I need to have a bit of a wallow/rant.
I;m pregnant at 43 for the fourth time in a year. 4 + 3.
I don't get to do the being excited bit
I have refused a six week scan but will go for a 7 or 8 week one. I can't face the EPU ever again - I am truly traumatised by it, and I really cannot ever set foot in that waiting room or scan room ever, ever again. so it will be a private one.
I had very strong symptoms until Wednesday - but nothing now. Glands don't feel swollen, no sickness, and most importantly breasts no longer tender/sore.
It's fucked up again hasn't it. :(
And what's more on Tuesday we had our test results which show no causes (ie: I don't have clotting disorders, and neither of us carries genetic problems).

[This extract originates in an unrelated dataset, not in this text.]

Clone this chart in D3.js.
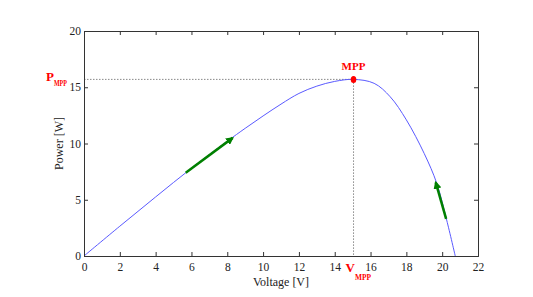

Which most people think is good news, but it's the worst possible news because it means my eggs are basically too old and fucked.
So she said an option might be donor eggs, but there is probably no way we'll ever get to do that. I just can't imagne putting myself through it, and there is a massive egg shortage.
Fuck it all, I feel like fucking dying.
I know it'll get better and whatever is going to happen with this pregnancy will happen, and I will feel stronger again, but fuck me, this is tough.y.
Sorry for self-indulgent rant, but I thought this was the place to do it, probably.